<center style="font-size:50px;">Video Game Sales and Engagement Analysis</center>

### **1. Handling Missing Values**

In [3]:
import pandas as pd

# Load dataframes (path adjusted for clarity)
df = pd.read_csv(r'C:\Users\dhara\Documents\Interns\Labmentix\Video game\games.csv')
sales_df = pd.read_csv(r'C:\Users\dhara\Documents\Interns\Labmentix\Video game\vgsales.csv')

# Handle missing categorical values in sales data
sales_df['Year'] = sales_df['Year'].fillna('Unknown')
sales_df['Publisher'] = sales_df['Publisher'].fillna('Unknown')

# Ensure sales columns are numeric and fill NaNs with 0.0
sales_cols = ['NA_Sales', 'EU_Sales', 'JP_Sales', 'Other_Sales', 'Global_Sales']
for col in sales_cols:
    sales_df[col] = pd.to_numeric(sales_df[col], errors='coerce').fillna(0.0)

### **2. Removing Duplicate Records**

In [4]:
# Standardize key column name before merging
sales_df.rename(columns={'Name': 'Title'}, inplace=True)

# 'how=inner' keeps games found in BOTH datasets
# Note: For robust de-duplication across platforms/years, .drop_duplicates() would be used on the resulting merged_df
merged_df = pd.merge(df, sales_df, on='Title', how='inner')

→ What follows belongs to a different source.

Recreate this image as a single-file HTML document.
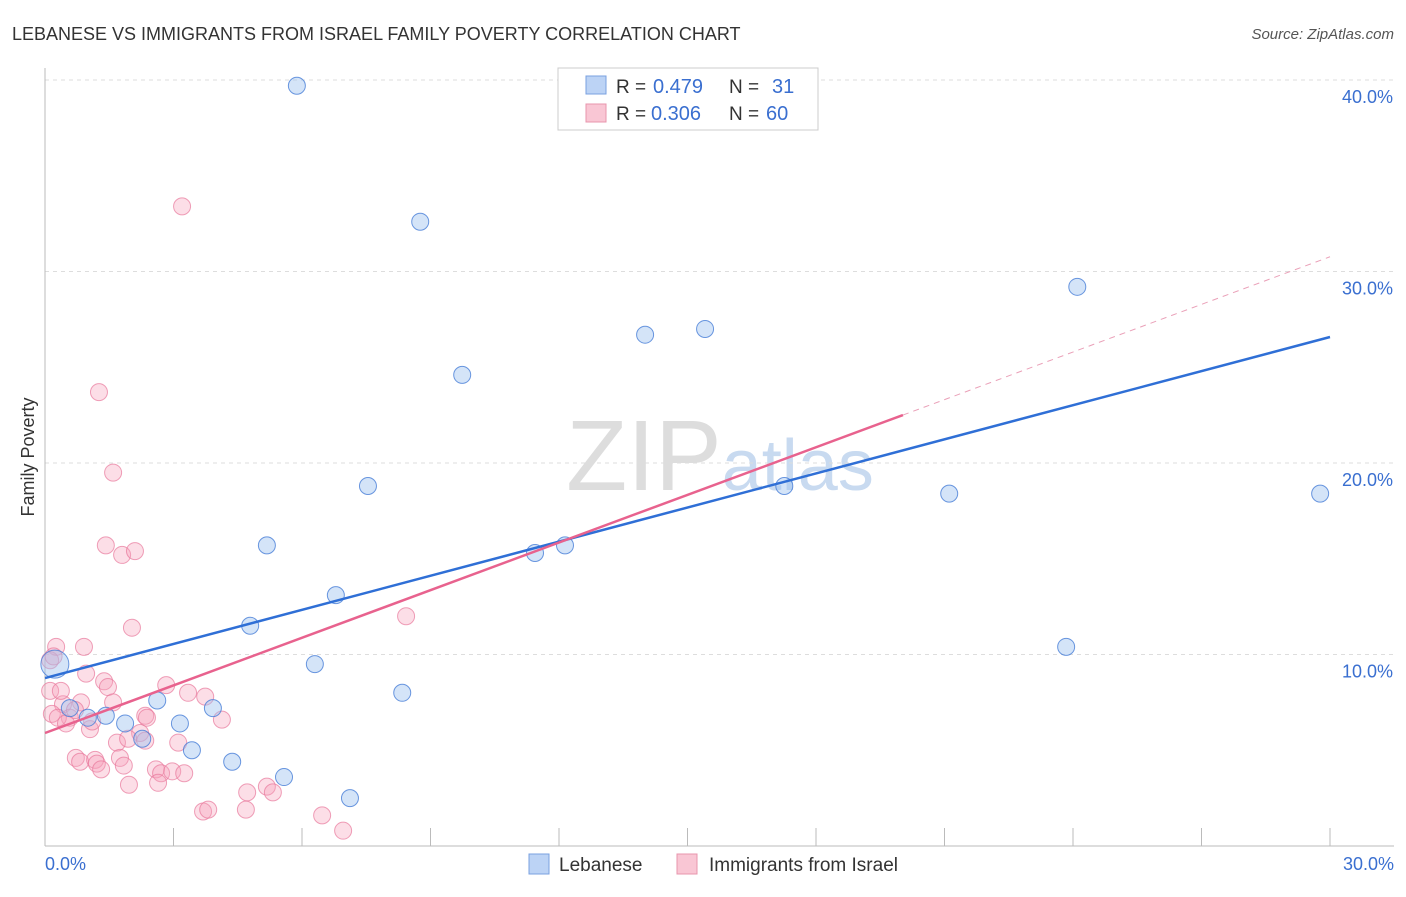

### **3. Trimming and Removing Irregular Spaces**

In [5]:
def clean_k_format(value):
    if pd.isna(value):
        return 0
    # The .strip() function is used here to remove leading/trailing spaces
    val = str(value).lower().strip() 
    if 'k' in val:
        return int(float(val.replace('k', '')) * 1000)
    try:
        return int(float(val))
    except ValueError:
        return 0

### **4. Standardizing Data Formats**

In [6]:
# Date Formatting
df['Release Date'] = pd.to_datetime(df['Release Date'], errors='coerce').dt.strftime('%Y-%m-%d')

# Numeric Formatting (K-format conversion)
cols_to_clean = ['Plays', 'Playing', 'Backlogs', 'Wishlist', 'Number of Reviews', 'Times Listed']
for col in cols_to_clean:
    if col in df.columns:
        df[col] = df[col].apply(clean_k_format)

### **5. Final Data Validation**

In [7]:
# Save cleaned outputs
df.to_csv('cleaned_games.csv', index=False)
sales_df.to_csv('cleaned_vgsales.csv', index=False)
merged_df.to_csv('merged_game_data.csv', index=False)

print(f"Process Complete!")
print(f"Merged file saved as 'merged_game_data.csv' with {merged_df.shape[0]} rows.")

Process Complete!
Merged file saved as 'merged_game_data.csv' with 1344 rows.